23.1.10

Meu anjo está comendo

Arte de Marc Chagall

Quando estou triste, enfrento um impasse: não sei mais por quem estou chorando. Perco a página, a música. Perco onde estava, o endereço da frase. Não localizo o que procurava. Tudo geminado. Igual. Como um bairro que já foi favela. Casas grudadas, com a mesma pintura e inclinação dos telhados.

A mão não acende mais suas unhas. A ausência de sentido faz com que o passado seja preguiçoso. Puxo o que é mais recente, o que aconteceu agora, como um gole de café e um texto. E nada me serve.

Não me interesso pelas roupas que uso, pela próxima refeição, pelos boletos bancários. Meu luxo é o silêncio. O desejo foi despejado. Não existe sequer o bocejo, a dormência vem desacompanhada.

Talvez não morra porque acredito que não serei lembrado. Queria ser lembrado o suficiente para vingar todas as vezes em que esqueci de mim. Não haverá alguém me preservando, insistindo, fazendo luto, batendo nos meus pulsos. O luto nunca vai durar mais do que uma morte. É um obituário, uma missa, um mal-estar, uma saudade, uma nostalgia e uma pedra.

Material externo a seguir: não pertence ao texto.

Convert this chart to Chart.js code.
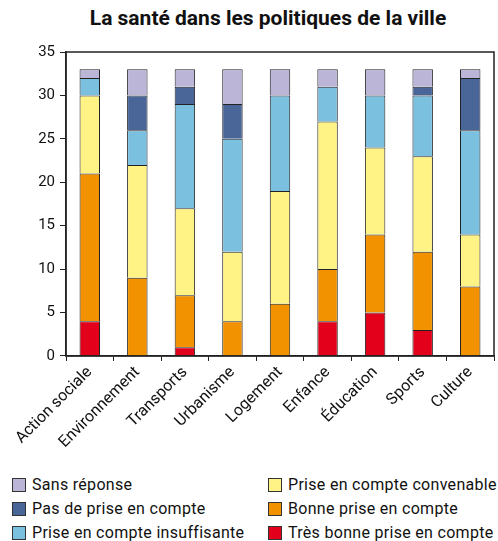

Agarro-me na insuficiência respiratória como uma rédea. Até onde ela pode ir? Até onde posso soluçar? O desespero é uma cadeia exata de movimentos, uma máquina fabulosa de nervos saltando e contrações provocando as dobras. Não seria capaz de repetir numa aula de ginástica. Contorço os ombros para aumentar o desconforto.

Sofrer já é uma atividade física: o pulmão assobia. O mesmo chiado de praça. O barulho das correntes do balanço segue sem mim, sem ninguém balançando. Um momento; e o corpo não está mais lá, mas seu impulso.

Ao falar, não me escuto. Simplesmente porque não me reconheço. O timbre fica infantil quando choro. Nunca vi um adulto chorar como adulto.

Encontro uma esquisita felicidade na fraqueza. A desistência é parecida com a esperança. Posso levar uma como se fosse a outra e perceber a confusão tarde demais. E não há como reclamar e devolver uma desistência usada.

O instrutor do desespero repara que parei um pouco, tomei ar e pede que eu prossiga com os exercícios. Pode ser mais fraco, Fabrício, vai! Levante mais lembranças, grite a cada golpe, apague lentamente a vontade de viver. Os cílios ainda estão secos! Vai, Fabrício, pode sofrer mais! Somente isso que consegue? Cadê a renúncia? Cadê o sacrifício?

Hoje eu não me sinto feio, eu me sinto triste. Não dá para ser os dois ao mesmo tempo.

Nem me ofender tem mais graça. Quase estou rindo dentro do sofrimento. Dentro da mais absoluta dor, há uma risada. Pressinto. Há uma gargalhada sonora, límpida. Um riso que deve trazer câimbras. Difícil é chegar lá sem enlouquecer. Não conheço ninguém que voltou para contar a piada.

Há uma gargalhada no fundo, lembra um zumbido de abelhas, ou o chiado do balanço, ou o pulmão baqueando. Estou longe. Como chegar mais perto? Como?

Uma carta tem sempre um nome para começar, eu tenho apenas meu nome para terminá-la.